Un peu d'histoire associative et législative
Un combat validé – enfin ! – par le conseil constitutionnel.
Une loi ayant permis pendant plus de vingt ans, uniquement aux Français du sexe masculin, de choisir de conserver la nationalité française lors de l’acquisition d’une nationalité étrangère est contraire à l’article 6 de la Déclaration de 1789 et à l’alinéa 3 du préambule de la Constitution de 1946.
En vertu de cette loi, certaines des premières militantes de notre association avaient perdu leur nationalité française en acquérant volontairement la nationalité tunisienne. Pour la majorité d’entre elles, diplômées, il s’agissait avant tout de pouvoir exercer leur profession d’enseignantes dans la fonction publique de leur pays de résidence ou dans le secteur libéral comme médecins.
Plusieurs dizaines de nos compatriotes avaient ainsi dû batailler pour récupérer leur nationalité. Certains s’en souviennent. Et leurs descendants, ainsi que tous ceux qui ne sont pas des « Français d’origine contrôlée », ne doivent pas oublier ; aujourd’hui, la résurgence de slogans que nous pensions définitivement oubliés, la montée des extrémismes, doivent susciter notre vigilance.
Le Conseil constitutionnel, par décision du 9 janvier 2014, a censuré cette discrimination dont ont été victimes les femmes, entre juin 1951 et l’entrée en vigueur de la loi du 9 janvier 1973.
Rappelons que la loi du 9 janvier 1973 modifie le code de la nationalité pour tenir compte de l’accession à l’indépendance de la plupart des territoires qui constituaient l’Union Française. Il admet la pluri-nationalité et permettra d’être désormais français ET tunisien, par exemple.
Le code de la nationalité a été ainsi harmonisé avec les grandes réformes du code civil, qui consacre l’égalité des époux dans le mariage et celle des enfants légitimes et naturels.
Précisions juridiques
Au lendemain de la seconde guerre mondiale, l’ordonnance n° 45-2441 du 19 octobre 1945 portant code de la nationalité française avait été promulguée. Le code stipule dans son article 87 : “Perd la nationalité française, le Français majeur qui acquiert volontairement une nationalité étrangère.“
Cependant, l’article 9 de l’ordonnance, en vigueur entre le 1er juin 1951 et le 9 janvier 1973, opérait une distinction entre les hommes et les femmes. Ainsi, les femmes perdaient automatiquement la nationalité française à la suite de l’acquisition volontaire de la nationalité étrangère. En revanche pour les hommes jusqu’à l’âge de 50 ans, la perte de la nationalité française résultant de l’acquisition volontaire d’une autre nationalité était subordonnée à une autorisation du gouvernement. Par cette disposition, le législateur avait entendu maintenir non seulement la règle empêchant les Français du sexe masculin d’échapper aux obligations du service militaire, mais également permettre à tous les Français du sexe masculin ayant acquis la nationalité étrangère pour exercer une activité économique, sociale ou culturelle à l’étranger de conserver la nationalité française.
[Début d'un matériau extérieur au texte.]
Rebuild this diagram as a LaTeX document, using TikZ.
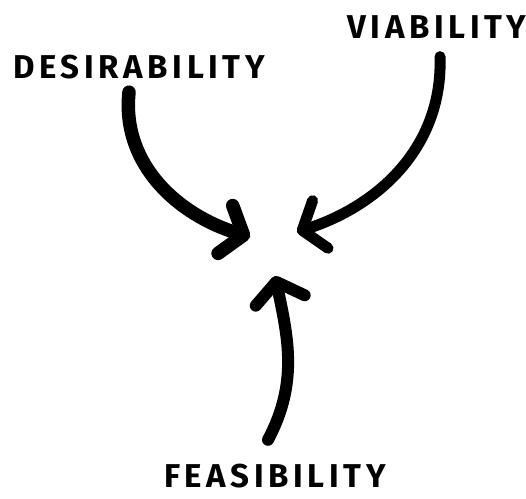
\documentclass[tikz,border=0pt]{standalone}
\usepackage{fontspec}
\setmainfont{Fira Sans}
\usepackage{tikz}
\usetikzlibrary{arrows.meta, positioning}
\newfontfamily\markfont[LetterSpace=14]{Fira Sans}

\tikzset{
  label/.style={inner sep=0pt, font=\markfont\bfseries\fontsize{33}{33}\selectfont},
  bigarrow/.style={line cap=round, -{Straight Barb[length=19pt, width=50pt, round]}},
}

\begin{document}
\begin{tikzpicture}[x=1pt, y=-1pt]
  \useasboundingbox (0,0) rectangle (526,498);
  % the three labels
  \node[label] (desir) at (139,67) {DESIRABILITY};
  \node[label] (viab) at (437,27) {VIABILITY};
  \node[label] (feas) at (275,476) {FEASIBILITY};
  % where the arrows meet
  \coordinate (dtip) at (250,237);
  \coordinate (vtip) at (297,232);
  \coordinate (ftip) at (275,276);
  % arrows
  \draw[bigarrow, line width=13.5pt] ([xshift=-10pt, yshift=-13pt]desir.south) to[out=-96, in=163] (dtip);
  \draw[bigarrow, line width=11pt] ([xshift=3pt, yshift=-18pt]viab.south) to[out=-88, in=18] (vtip);
  \draw[bigarrow, line width=12pt] ([xshift=-7pt, yshift=24pt]feas.north) to[out=62, in=-78] (ftip);
\end{tikzpicture}
\end{document}
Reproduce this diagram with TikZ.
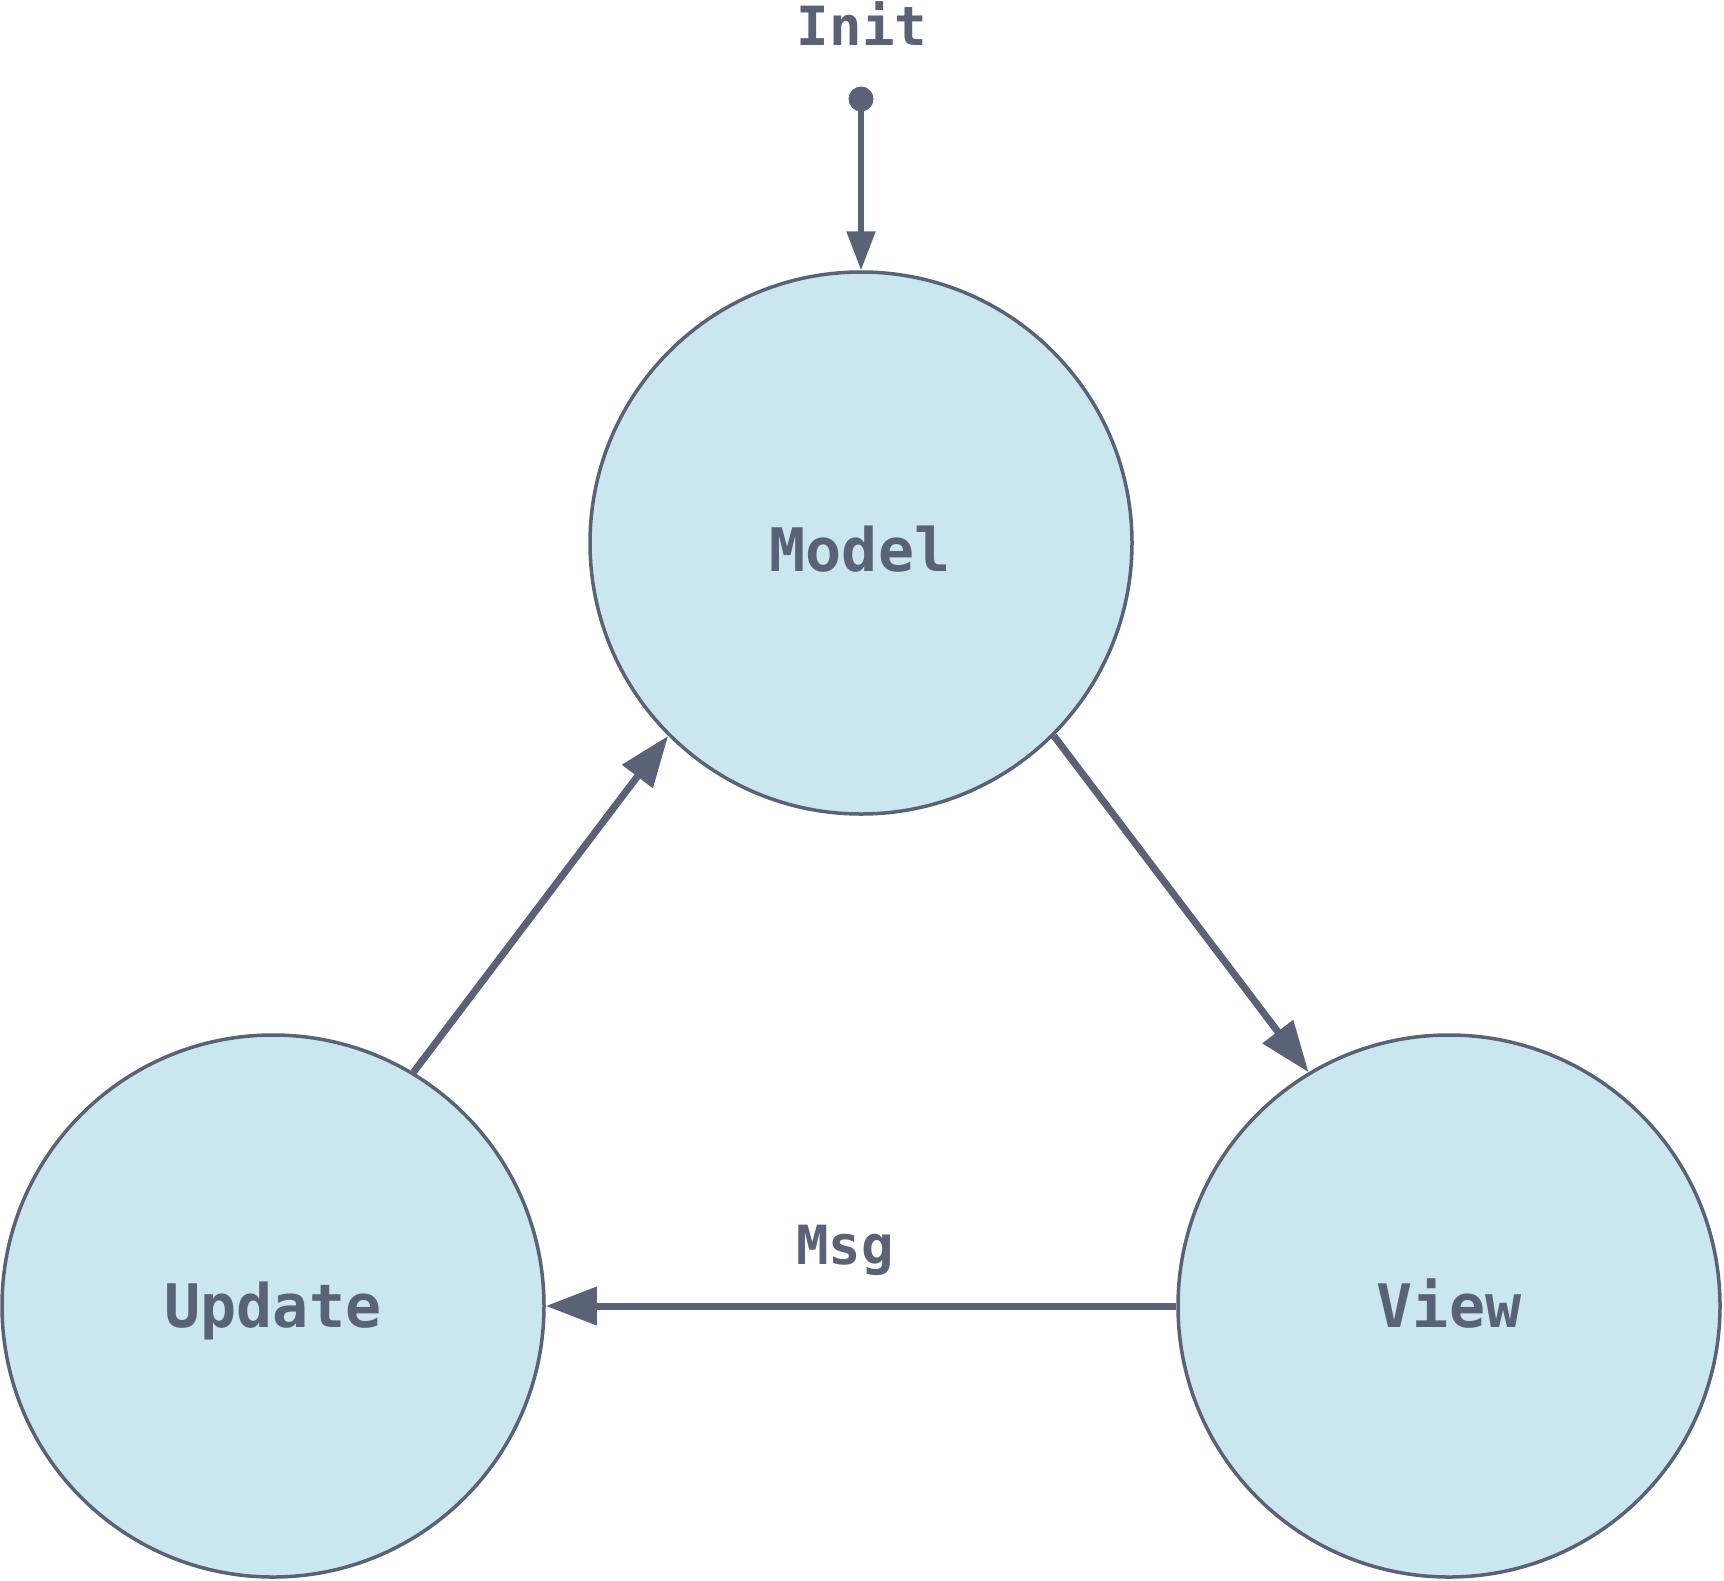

Le 9 janvier 2014, le Conseil constitutionnel censure les mots « du sexe masculin », figurant au premier et troisième alinéas de l’article 9 de l’ordonnance du 19 octobre 1945 (rédaction résultant de la loi n° 54-395 du 9 avril 1954 modifiant l’article 9).
En effet, en réservant aux Français du sexe masculin (quelle que soit leur situation au regard des obligations militaires) le droit de choisir de conserver la nationalité française lors de l’acquisition d’une nationalité étrangère, les Sages considèrent que les dispositions contestées instituent entre les hommes et les femmes une différence de traitement sans rapport avec l’objectif poursuivi.
Ainsi, la différence instituée par les dispositions contestées méconnaît les exigences du principe d’égalité devant la loi (Déclaration de 1789, art. 6) et du principe d’égalité des sexes (Préambule de la Constitution de 1946, al. 3).
Portée de la déclaration d’inconstitutionnalité
La déclaration d’inconstitutionnalité, qui prend effet à compter de la date de la publication au Journal officiel, peut être invoquée par les seules femmes ayant perdu la nationalité française par application des dispositions de l’article 87 du Code de la nationalité entre le 1er juin 1951 et l’entrée en vigueur de la loi du 9 janvier 1973. Par ailleurs, les descendants de ces femmes peuvent également se prévaloir des décisions reconnaissant, compte tenu de cette inconstitutionnalité, que ces femmes ont conservé la nationalité française. Cette déclaration d’inconstitutionnalité est applicable aux affaires nouvelles ainsi qu’aux affaires non jugées définitivement à la date de publication de la décision du Conseil constitutionnel.